- [Stated problem]:
Exactly as written, retype the listing below, omitting the pictures.

- [Given material]:
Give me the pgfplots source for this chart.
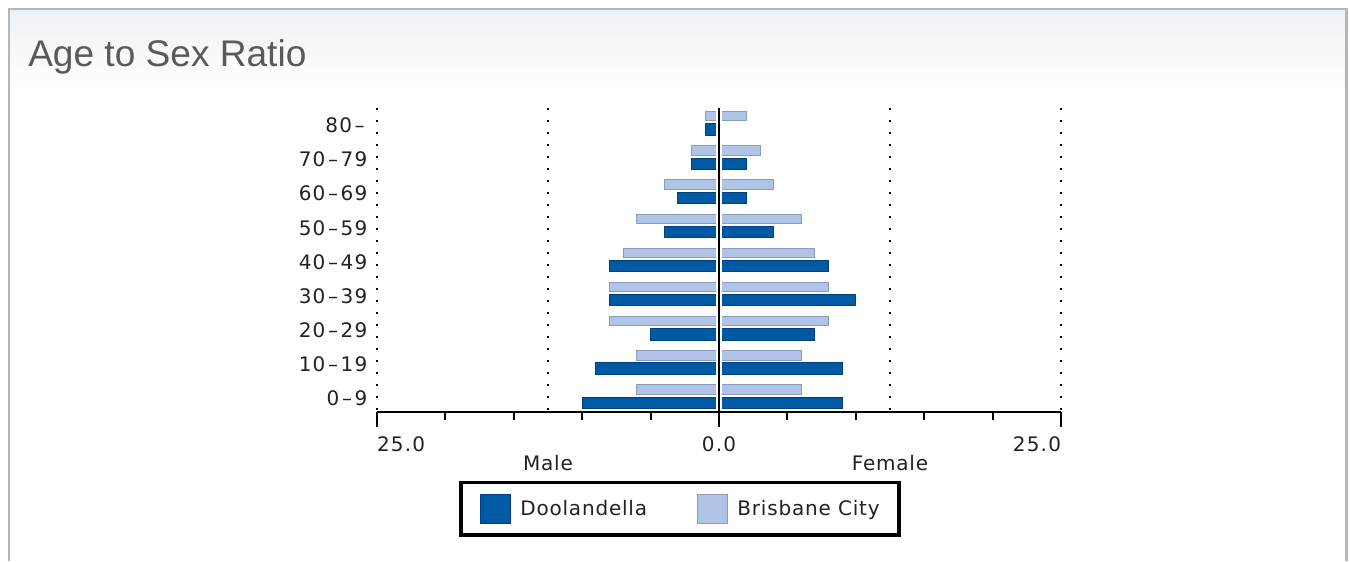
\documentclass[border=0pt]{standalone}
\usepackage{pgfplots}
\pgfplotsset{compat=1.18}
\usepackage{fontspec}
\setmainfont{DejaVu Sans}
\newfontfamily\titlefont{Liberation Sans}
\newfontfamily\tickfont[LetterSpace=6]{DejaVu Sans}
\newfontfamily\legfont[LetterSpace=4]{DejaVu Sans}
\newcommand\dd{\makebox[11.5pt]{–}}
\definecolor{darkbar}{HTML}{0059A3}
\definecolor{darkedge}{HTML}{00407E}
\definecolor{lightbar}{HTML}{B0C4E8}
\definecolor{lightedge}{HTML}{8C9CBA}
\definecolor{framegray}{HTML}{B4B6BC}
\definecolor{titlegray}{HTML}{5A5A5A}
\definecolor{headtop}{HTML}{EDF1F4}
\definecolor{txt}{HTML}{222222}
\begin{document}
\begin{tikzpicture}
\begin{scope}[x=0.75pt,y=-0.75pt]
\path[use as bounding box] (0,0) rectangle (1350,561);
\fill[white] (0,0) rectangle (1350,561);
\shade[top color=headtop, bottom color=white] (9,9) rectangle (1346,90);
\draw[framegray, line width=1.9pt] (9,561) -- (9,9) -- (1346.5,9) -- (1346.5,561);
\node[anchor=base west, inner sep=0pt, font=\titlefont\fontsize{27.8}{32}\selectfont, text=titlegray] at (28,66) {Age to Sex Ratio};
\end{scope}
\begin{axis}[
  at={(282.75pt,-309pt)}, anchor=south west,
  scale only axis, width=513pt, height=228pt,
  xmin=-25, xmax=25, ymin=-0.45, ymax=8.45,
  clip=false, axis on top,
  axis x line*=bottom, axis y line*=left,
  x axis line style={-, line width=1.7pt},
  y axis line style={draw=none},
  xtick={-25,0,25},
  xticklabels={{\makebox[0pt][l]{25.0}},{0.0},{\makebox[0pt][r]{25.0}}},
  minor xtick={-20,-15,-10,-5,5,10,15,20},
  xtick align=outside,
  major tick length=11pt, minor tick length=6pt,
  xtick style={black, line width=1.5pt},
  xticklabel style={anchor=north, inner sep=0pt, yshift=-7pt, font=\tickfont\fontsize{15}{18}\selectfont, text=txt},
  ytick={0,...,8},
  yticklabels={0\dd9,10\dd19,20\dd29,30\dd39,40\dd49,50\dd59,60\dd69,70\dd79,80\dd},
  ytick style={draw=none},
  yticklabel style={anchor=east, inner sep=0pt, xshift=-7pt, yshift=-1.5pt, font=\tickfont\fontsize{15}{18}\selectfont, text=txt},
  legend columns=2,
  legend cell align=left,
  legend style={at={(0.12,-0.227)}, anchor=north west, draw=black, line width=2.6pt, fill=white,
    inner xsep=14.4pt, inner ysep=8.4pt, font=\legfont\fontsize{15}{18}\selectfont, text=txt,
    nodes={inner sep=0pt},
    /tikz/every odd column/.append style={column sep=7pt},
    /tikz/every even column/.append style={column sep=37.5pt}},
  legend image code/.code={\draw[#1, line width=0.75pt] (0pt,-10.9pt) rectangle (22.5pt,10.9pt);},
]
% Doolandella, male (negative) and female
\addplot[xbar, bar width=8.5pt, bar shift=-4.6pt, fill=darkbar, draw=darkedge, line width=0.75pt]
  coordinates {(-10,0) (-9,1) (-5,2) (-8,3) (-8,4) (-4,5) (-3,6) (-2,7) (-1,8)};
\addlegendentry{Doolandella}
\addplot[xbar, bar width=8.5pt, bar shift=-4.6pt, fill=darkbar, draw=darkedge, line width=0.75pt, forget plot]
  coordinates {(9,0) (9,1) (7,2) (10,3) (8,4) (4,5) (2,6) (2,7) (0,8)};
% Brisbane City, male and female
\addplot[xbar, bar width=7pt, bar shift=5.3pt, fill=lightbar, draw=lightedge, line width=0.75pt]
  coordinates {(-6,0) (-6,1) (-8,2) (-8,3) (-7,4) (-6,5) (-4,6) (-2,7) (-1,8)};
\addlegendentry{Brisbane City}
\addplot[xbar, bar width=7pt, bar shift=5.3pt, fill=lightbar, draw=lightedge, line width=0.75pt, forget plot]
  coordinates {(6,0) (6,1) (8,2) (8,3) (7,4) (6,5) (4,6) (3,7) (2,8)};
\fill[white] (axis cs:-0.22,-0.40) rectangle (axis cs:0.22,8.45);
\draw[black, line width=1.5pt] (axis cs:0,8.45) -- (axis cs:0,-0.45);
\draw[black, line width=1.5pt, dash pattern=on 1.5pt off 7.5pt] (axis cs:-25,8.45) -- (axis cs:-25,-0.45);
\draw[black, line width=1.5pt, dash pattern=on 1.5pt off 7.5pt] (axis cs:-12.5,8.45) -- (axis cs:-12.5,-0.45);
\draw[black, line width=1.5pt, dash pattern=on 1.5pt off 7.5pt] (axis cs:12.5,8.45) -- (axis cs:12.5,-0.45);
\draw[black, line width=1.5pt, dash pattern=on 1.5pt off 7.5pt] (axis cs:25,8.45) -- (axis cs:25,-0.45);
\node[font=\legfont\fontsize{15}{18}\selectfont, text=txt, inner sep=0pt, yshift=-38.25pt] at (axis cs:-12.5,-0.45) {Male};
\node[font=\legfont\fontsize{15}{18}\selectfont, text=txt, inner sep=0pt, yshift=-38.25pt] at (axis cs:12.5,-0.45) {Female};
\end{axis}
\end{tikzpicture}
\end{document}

- [The reply]:
Give me the pgfplots source for this chart.
\documentclass[border=0pt]{standalone}
\usepackage{pgfplots}
\pgfplotsset{compat=1.18}
\usepackage{fontspec}
\setmainfont{DejaVu Sans}
\newfontfamily\titlefont{Liberation Sans}
\newfontfamily\tickfont[LetterSpace=6]{DejaVu Sans}
\newfontfamily\legfont[LetterSpace=4]{DejaVu Sans}
\newcommand\dd{\makebox[11.5pt]{–}}
\definecolor{darkbar}{HTML}{0059A3}
\definecolor{darkedge}{HTML}{00407E}
\definecolor{lightbar}{HTML}{B0C4E8}
\definecolor{lightedge}{HTML}{8C9CBA}
\definecolor{framegray}{HTML}{B4B6BC}
\definecolor{titlegray}{HTML}{5A5A5A}
\definecolor{headtop}{HTML}{EDF1F4}
\definecolor{txt}{HTML}{222222}
\begin{document}
\begin{tikzpicture}
\begin{scope}[x=0.75pt,y=-0.75pt]
\path[use as bounding box] (0,0) rectangle (1350,561);
\fill[white] (0,0) rectangle (1350,561);
\shade[top color=headtop, bottom color=white] (9,9) rectangle (1346,90);
\draw[framegray, line width=1.9pt] (9,561) -- (9,9) -- (1346.5,9) -- (1346.5,561);
\node[anchor=base west, inner sep=0pt, font=\titlefont\fontsize{27.8}{32}\selectfont, text=titlegray] at (28,66) {Age to Sex Ratio};
\end{scope}
\begin{axis}[
  at={(282.75pt,-309pt)}, anchor=south west,
  scale only axis, width=513pt, height=228pt,
  xmin=-25, xmax=25, ymin=-0.45, ymax=8.45,
  clip=false, axis on top,
  axis x line*=bottom, axis y line*=left,
  x axis line style={-, line width=1.7pt},
  y axis line style={draw=none},
  xtick={-25,0,25},
  xticklabels={{\makebox[0pt][l]{25.0}},{0.0},{\makebox[0pt][r]{25.0}}},
  minor xtick={-20,-15,-10,-5,5,10,15,20},
  xtick align=outside,
  major tick length=11pt, minor tick length=6pt,
  xtick style={black, line width=1.5pt},
  xticklabel style={anchor=north, inner sep=0pt, yshift=-7pt, font=\tickfont\fontsize{15}{18}\selectfont, text=txt},
  ytick={0,...,8},
  yticklabels={0\dd9,10\dd19,20\dd29,30\dd39,40\dd49,50\dd59,60\dd69,70\dd79,80\dd},
  ytick style={draw=none},
  yticklabel style={anchor=east, inner sep=0pt, xshift=-7pt, yshift=-1.5pt, font=\tickfont\fontsize{15}{18}\selectfont, text=txt},
  legend columns=2,
  legend cell align=left,
  legend style={at={(0.12,-0.227)}, anchor=north west, draw=black, line width=2.6pt, fill=white,
    inner xsep=14.4pt, inner ysep=8.4pt, font=\legfont\fontsize{15}{18}\selectfont, text=txt,
    nodes={inner sep=0pt},
    /tikz/every odd column/.append style={column sep=7pt},
    /tikz/every even column/.append style={column sep=37.5pt}},
  legend image code/.code={\draw[#1, line width=0.75pt] (0pt,-10.9pt) rectangle (22.5pt,10.9pt);},
]
% Doolandella, male (negative) and female
\addplot[xbar, bar width=8.5pt, bar shift=-4.6pt, fill=darkbar, draw=darkedge, line width=0.75pt]
  coordinates {(-10,0) (-9,1) (-5,2) (-8,3) (-8,4) (-4,5) (-3,6) (-2,7) (-1,8)};
\addlegendentry{Doolandella}
\addplot[xbar, bar width=8.5pt, bar shift=-4.6pt, fill=darkbar, draw=darkedge, line width=0.75pt, forget plot]
  coordinates {(9,0) (9,1) (7,2) (10,3) (8,4) (4,5) (2,6) (2,7) (0,8)};
% Brisbane City, male and female
\addplot[xbar, bar width=7pt, bar shift=5.3pt, fill=lightbar, draw=lightedge, line width=0.75pt]
  coordinates {(-6,0) (-6,1) (-8,2) (-8,3) (-7,4) (-6,5) (-4,6) (-2,7) (-1,8)};
\addlegendentry{Brisbane City}
\addplot[xbar, bar width=7pt, bar shift=5.3pt, fill=lightbar, draw=lightedge, line width=0.75pt, forget plot]
  coordinates {(6,0) (6,1) (8,2) (8,3) (7,4) (6,5) (4,6) (3,7) (2,8)};
\fill[white] (axis cs:-0.22,-0.40) rectangle (axis cs:0.22,8.45);
\draw[black, line width=1.5pt] (axis cs:0,8.45) -- (axis cs:0,-0.45);
\draw[black, line width=1.5pt, dash pattern=on 1.5pt off 7.5pt] (axis cs:-25,8.45) -- (axis cs:-25,-0.45);
\draw[black, line width=1.5pt, dash pattern=on 1.5pt off 7.5pt] (axis cs:-12.5,8.45) -- (axis cs:-12.5,-0.45);
\draw[black, line width=1.5pt, dash pattern=on 1.5pt off 7.5pt] (axis cs:12.5,8.45) -- (axis cs:12.5,-0.45);
\draw[black, line width=1.5pt, dash pattern=on 1.5pt off 7.5pt] (axis cs:25,8.45) -- (axis cs:25,-0.45);
\node[font=\legfont\fontsize{15}{18}\selectfont, text=txt, inner sep=0pt, yshift=-38.25pt] at (axis cs:-12.5,-0.45) {Male};
\node[font=\legfont\fontsize{15}{18}\selectfont, text=txt, inner sep=0pt, yshift=-38.25pt] at (axis cs:12.5,-0.45) {Female};
\end{axis}
\end{tikzpicture}
\end{document}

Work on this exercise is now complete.